Photo: Justin hosting a street interview
The S Corp Myth and the Cost of Bad Advice
Justin is direct about the financial misinformation circulating in the Creator Economy. The most recurring example he cites involves S Corporation elections, a tax filing status that can reduce self-employment tax obligations under specific conditions.
“There’s this myth that everybody in this industry should be an S Corp election,” he says. “When that’s totally not the case.”
The S Corp structure requires creators to behave like a formal business: paying themselves a documented salary through payroll, maintaining separate accounts, and keeping clean financial records. Creators who pursue the election without meeting those behavioral requirements end up with tax filings that cannot accurately reflect their profitability, according to Justin.
The broader pattern, he argues, is exploitation. Financial illiteracy creates an environment where providers charge high fees for services that, when explained properly, are not complex.
“People quite often use that as an ability to charge extremely high prices for a service that could more easily be explained to them,” he says.
Affluence’s response includes free educational content via a Substack newsletter and an Instagram series designed to make financial concepts accessible to creators who have never thought of themselves as business owners.

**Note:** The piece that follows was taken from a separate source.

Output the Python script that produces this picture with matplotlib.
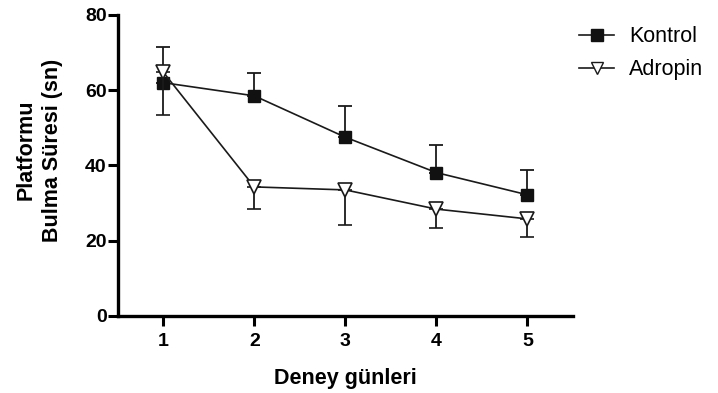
import matplotlib
matplotlib.use("Agg")
import matplotlib.pyplot as plt
from matplotlib.lines import Line2D

plt.rcParams['font.family'] = ['Liberation Sans', 'DejaVu Sans']

days = [1, 2, 3, 4, 5]
kontrol = [62.0, 58.5, 47.5, 38.1, 32.2]
kontrol_err = [9.5, 6.1, 8.3, 7.4, 6.5]
adropin = [64.8, 34.3, 33.5, 28.4, 25.8]
adropin_err = [11.3, 5.8, 9.2, 4.9, 4.7]
yticks = [0, 20, 40, 60, 80]

fig = plt.figure(figsize=(7.18, 3.93), dpi=100)
ax = fig.add_axes([0.164, 0.196, 0.634, 0.766])

ink = '#1a1a1a'
# Kontrol: filled squares, upper error bars only
ax.errorbar(days, kontrol, yerr=[[0]*5, kontrol_err], color=ink,
            marker='s', markersize=9, markerfacecolor='#111111',
            markeredgecolor='#111111', lw=1.2, elinewidth=1.3,
            capsize=5, capthick=1.3, zorder=3)
# Adropin: open down-triangles, lower error bars only
ax.errorbar(days, adropin, yerr=[adropin_err, [0]*5], color=ink,
            marker='v', markersize=9.5, markerfacecolor='white',
            markeredgecolor=ink, markeredgewidth=1.2, lw=1.2,
            elinewidth=1.3, capsize=5, capthick=1.3, zorder=4)

ax.set_xlim(0.5, 5.5)
ax.set_ylim(0, 80)
ax.set_xticks(days)
ax.set_yticks(yticks)
for s in ['top', 'right']:
    ax.spines[s].set_visible(False)
for s in ['left', 'bottom']:
    ax.spines[s].set_linewidth(2.4)
ax.tick_params(width=2.2, length=7, labelsize=14, direction='out')
ax.tick_params(axis='y', pad=1)
ax.tick_params(axis='x', pad=5)
for lab in ax.get_xticklabels() + ax.get_yticklabels():
    lab.set_fontweight('bold')

ax.set_xlabel('Deney günleri', fontsize=15.5, fontweight='bold',
              va='center')
ax.xaxis.set_label_coords(0.5, -0.207)
ax.set_ylabel('Platformu\nBulma Süresi (sn)', fontsize=15.5,
              fontweight='bold', va='center', ha='center',
              linespacing=1.3)
ax.yaxis.set_label_coords(-0.172, 0.551)

handles = [
    Line2D([0], [0], color=ink, lw=1.2, marker='s', markersize=8,
           markerfacecolor='#111111', markeredgecolor='#111111'),
    Line2D([0], [0], color=ink, lw=1.2, marker='v', markersize=8,
           markerfacecolor='white', markeredgecolor=ink),
]
fig.legend(handles, ['Kontrol', 'Adropin'], loc='upper left',
           bbox_to_anchor=(0.795, 0.955), frameon=False, fontsize=15.5,
           handlelength=1.6, labelspacing=0.55, handletextpad=0.7,
           borderaxespad=0)

fig.savefig('out.png', dpi=100)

The Compounding Case for Starting Simple
Justin’s core advice for creators comes down to four steps, regardless of whether they work with Affluence: set up a proper business entity, separate personal and business expenses, file and pay quarterly taxes, and invest a portion of income each month.

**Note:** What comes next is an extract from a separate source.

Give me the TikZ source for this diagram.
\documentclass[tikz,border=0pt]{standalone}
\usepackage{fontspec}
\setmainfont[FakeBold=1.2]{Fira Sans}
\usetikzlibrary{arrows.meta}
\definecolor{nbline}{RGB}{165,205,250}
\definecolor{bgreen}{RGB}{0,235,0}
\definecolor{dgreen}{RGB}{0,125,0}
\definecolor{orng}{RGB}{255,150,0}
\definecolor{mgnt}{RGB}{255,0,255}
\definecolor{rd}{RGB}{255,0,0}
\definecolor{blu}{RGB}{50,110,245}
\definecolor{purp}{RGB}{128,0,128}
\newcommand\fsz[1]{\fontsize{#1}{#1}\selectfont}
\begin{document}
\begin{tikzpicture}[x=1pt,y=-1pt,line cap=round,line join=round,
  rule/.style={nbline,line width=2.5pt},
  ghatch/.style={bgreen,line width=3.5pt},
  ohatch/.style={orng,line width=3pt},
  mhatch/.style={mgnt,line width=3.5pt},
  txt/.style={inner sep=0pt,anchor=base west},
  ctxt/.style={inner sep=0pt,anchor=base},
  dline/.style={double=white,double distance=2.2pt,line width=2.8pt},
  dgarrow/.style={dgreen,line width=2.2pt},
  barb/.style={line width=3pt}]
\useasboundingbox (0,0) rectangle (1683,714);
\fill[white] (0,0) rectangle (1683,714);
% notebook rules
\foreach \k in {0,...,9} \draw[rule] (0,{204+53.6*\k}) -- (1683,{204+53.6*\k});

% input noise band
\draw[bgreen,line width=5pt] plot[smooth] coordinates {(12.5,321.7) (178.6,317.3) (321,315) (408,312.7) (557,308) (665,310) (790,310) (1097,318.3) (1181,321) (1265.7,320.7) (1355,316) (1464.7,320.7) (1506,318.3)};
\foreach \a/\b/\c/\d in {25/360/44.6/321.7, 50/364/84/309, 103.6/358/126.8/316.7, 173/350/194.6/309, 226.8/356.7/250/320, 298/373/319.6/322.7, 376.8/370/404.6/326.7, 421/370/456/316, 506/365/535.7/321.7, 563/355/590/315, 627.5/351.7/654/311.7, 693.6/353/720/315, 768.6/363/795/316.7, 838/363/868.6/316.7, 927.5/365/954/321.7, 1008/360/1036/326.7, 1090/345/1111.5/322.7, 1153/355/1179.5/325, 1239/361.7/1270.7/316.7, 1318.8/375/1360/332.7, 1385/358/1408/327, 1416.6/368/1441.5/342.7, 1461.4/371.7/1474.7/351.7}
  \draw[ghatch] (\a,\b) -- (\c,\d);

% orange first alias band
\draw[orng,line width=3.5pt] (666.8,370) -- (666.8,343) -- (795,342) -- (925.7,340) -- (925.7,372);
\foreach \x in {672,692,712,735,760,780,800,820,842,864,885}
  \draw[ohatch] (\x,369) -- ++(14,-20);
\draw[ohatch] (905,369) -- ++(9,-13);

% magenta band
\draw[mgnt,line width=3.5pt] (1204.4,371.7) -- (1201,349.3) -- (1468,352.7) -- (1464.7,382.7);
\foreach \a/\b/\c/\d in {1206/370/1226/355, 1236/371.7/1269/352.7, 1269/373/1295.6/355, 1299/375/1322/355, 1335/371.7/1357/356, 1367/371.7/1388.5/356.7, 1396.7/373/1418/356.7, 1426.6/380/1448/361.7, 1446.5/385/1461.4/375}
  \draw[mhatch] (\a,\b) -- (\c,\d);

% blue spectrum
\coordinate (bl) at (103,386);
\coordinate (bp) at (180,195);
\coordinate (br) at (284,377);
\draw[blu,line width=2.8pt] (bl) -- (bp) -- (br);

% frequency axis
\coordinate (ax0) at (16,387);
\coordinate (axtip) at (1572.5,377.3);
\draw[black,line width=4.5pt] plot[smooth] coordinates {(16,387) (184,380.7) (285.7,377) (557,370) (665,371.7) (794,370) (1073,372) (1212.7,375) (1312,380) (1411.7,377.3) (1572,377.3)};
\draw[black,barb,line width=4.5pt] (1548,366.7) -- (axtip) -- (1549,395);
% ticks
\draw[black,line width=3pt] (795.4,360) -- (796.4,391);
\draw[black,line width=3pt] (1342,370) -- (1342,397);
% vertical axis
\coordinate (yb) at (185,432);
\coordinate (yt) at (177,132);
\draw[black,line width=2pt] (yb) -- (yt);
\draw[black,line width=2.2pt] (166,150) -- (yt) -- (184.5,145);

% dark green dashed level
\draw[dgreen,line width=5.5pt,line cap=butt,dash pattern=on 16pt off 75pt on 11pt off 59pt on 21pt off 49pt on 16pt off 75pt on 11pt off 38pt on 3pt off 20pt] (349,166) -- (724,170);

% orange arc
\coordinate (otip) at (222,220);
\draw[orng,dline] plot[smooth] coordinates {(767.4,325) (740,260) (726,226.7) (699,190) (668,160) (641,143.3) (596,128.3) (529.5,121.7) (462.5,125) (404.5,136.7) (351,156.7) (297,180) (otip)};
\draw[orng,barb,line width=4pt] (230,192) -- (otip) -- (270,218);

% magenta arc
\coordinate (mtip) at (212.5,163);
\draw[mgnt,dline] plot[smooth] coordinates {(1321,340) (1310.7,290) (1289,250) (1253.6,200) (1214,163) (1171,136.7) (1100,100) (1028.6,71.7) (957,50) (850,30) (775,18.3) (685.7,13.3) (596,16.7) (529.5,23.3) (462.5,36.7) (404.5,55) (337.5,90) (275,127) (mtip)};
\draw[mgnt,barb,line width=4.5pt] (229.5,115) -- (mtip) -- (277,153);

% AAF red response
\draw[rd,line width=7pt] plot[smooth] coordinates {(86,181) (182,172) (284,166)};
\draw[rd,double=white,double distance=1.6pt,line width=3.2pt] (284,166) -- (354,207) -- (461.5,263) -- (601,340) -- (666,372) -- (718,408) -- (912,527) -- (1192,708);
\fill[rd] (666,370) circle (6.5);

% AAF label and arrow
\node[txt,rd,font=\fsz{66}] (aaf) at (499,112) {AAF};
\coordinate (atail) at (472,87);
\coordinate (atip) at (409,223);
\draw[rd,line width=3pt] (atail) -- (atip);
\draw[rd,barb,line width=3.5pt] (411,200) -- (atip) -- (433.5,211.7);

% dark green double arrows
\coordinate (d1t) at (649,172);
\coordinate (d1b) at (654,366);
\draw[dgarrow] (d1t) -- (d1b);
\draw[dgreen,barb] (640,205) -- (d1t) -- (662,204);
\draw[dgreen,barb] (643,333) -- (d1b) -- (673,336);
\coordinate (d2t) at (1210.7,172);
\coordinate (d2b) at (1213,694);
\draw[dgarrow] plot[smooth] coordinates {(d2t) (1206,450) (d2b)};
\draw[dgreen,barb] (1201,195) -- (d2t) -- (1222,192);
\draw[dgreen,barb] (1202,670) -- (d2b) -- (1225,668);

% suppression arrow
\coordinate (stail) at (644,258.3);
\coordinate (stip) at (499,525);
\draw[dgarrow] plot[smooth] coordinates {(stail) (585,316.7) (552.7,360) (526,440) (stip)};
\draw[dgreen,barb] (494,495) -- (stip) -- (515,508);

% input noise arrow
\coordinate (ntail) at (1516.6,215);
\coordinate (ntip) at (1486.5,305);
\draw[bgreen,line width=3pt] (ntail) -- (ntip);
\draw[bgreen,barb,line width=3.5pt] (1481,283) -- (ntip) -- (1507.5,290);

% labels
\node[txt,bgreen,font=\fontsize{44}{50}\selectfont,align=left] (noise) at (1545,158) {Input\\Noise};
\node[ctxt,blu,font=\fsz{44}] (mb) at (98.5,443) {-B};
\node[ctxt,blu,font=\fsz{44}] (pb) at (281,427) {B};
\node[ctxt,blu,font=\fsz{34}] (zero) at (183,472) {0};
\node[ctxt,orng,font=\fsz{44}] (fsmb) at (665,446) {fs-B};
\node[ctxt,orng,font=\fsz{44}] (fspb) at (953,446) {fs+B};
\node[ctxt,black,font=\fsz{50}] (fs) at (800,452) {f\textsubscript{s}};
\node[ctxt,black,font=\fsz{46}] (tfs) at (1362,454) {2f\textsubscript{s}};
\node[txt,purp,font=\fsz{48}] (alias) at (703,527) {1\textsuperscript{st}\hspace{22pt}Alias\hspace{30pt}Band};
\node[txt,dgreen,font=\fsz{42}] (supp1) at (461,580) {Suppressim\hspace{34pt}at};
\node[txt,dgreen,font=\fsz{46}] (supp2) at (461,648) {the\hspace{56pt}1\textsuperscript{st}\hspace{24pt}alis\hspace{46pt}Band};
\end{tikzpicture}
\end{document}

S&P 500 annualized returns have historically averaged around 10% over a 30-year period. Justin frames this in terms a creator can apply: $300,000 invested at age 30 could grow to approximately $5.5 million by retirement, a compounding effect most creators currently have no formal structure to pursue.

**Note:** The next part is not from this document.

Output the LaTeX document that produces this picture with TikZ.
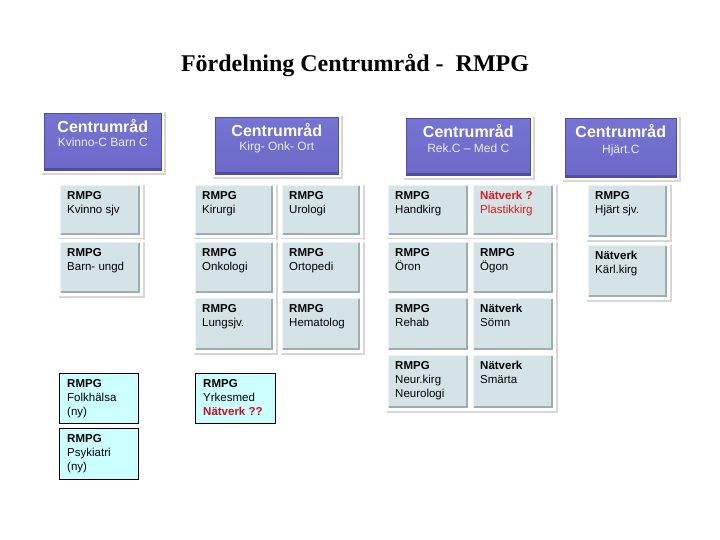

“There is nobody there to put money aside for you in the future, the way they would if you worked at a big corporation,” he says. “So you need to develop that habit.”
He is equally cautious about the narrative that creators should be launching product spinoffs. “For every MrBeast and Logan Paul that have created business entities, one in two businesses in the U.S. fail within the first five years,” he notes. “We are a big advocate of doing the simple things right.”
Building the Employer, Self-Employed Creators Don’t Have
As Affluence approaches its first year, Justin identifies the most persistent challenge not as persuading creators they need the services, but persuading them to confront the financial reality that makes those services work.
“The biggest challenge has been convincing creators that they are willing to do the work to set themselves up for the future,” he says.
His five-year vision centers on what he calls peace of mind. By his estimate, business management currently consumes 40 to 50% of a creator’s mental bandwidth. Eliminating that friction, he argues, is the actual performance unlock, allowing creators to focus entirely on content without the operational drag of running an unmanaged business.
“We are, what I like to also say, the employer to the self-employed,” Justin concludes. “We are looking out for your interests in the long term.”